Ini adalah teknik storytelling modern yang memanfaatkan rasa penasaran. Tarik perhatian dengan pembukaan yang mencuri fokus, tahan ketegangan dengan membangun ekspektasi, lalu tembak dengan punchline atau poin utama yang kuat. Contohnya: “Saya pernah gagal total dalam presentasi penting. Tapi dari kegagalan itu, saya belajar satu hal yang bikin presentasi saya sekarang selalu berhasil: diam lima detik sebelum bicara.”

Saya pernah hampir menyerah membuat konten karena merasa tidak ada yang peduli. Setiap postingan sepi, komentar minim, dan rasanya sia-sia. Tapi dari situ saya belajar satu hal penting yang mengubah segalanya: konten yang menyentuh emosi jauh lebih kuat daripada sekadar informatif. Sejak itu, saya mulai menulis dari hati, bukan hanya dari kepala.

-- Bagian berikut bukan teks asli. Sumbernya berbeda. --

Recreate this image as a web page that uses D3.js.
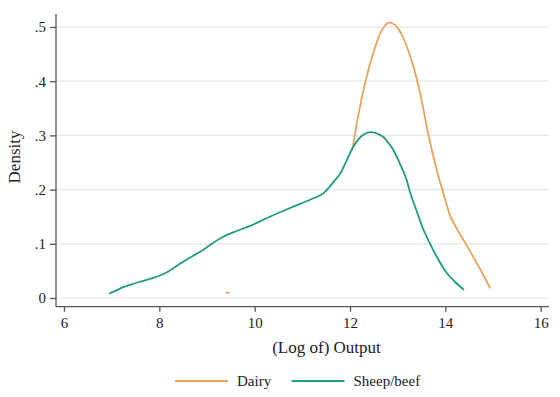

Beberapa tahun lalu, saya merasa stuck dalam pekerjaan yang monoton. Bangun pagi, kerja, pulang, tidur—berulang terus tanpa arah. Saya mulai bertanya-tanya, apa yang sebenarnya saya cari? Jawabannya datang dari satu momen refleksi: saya butuh merasa berkembang. Sejak itu, saya mulai belajar hal baru setiap minggu, sekecil apa pun itu. Dan itu membuat hidup saya terasa jauh lebih hidup.

Chris Voss dalam Never Split the Difference menggunakan teknik serupa dalam negosiasi untuk membangun ketertarikan dan kontrol.

Semua struktur ini punya kekuatan masing-masing, tergantung pada konteks dan tujuan komunikasimu. Tapi yang pasti, mereka semua punya satu kesamaan: membantu otak pendengar memahami dan mengingat pesanmu lebih baik. Karena pada akhirnya, bicara bukan cuma soal menyampaikan isi kepala, tapi juga soal bagaimana kita menyusun isi itu agar sampai dengan utuh dan bermakna.

Jadi, mulai sekarang, coba gunakan salah satu dari lima struktur ini dalam obrolan sehari-hari, presentasi di kelas, konten media sosial, atau bahkan saat kamu menulis caption Instagram. Percayalah, dampaknya akan terasa. Orang akan lebih memperhatikan, lebih memahami, dan lebih mengingat apa yang kamu katakan.

Ngomong itu kayak nge-setup panggung. Kalau panggungnya jelas, pencahayaannya pas, dan spotlight-nya fokus—semua mata bakal ke kamu.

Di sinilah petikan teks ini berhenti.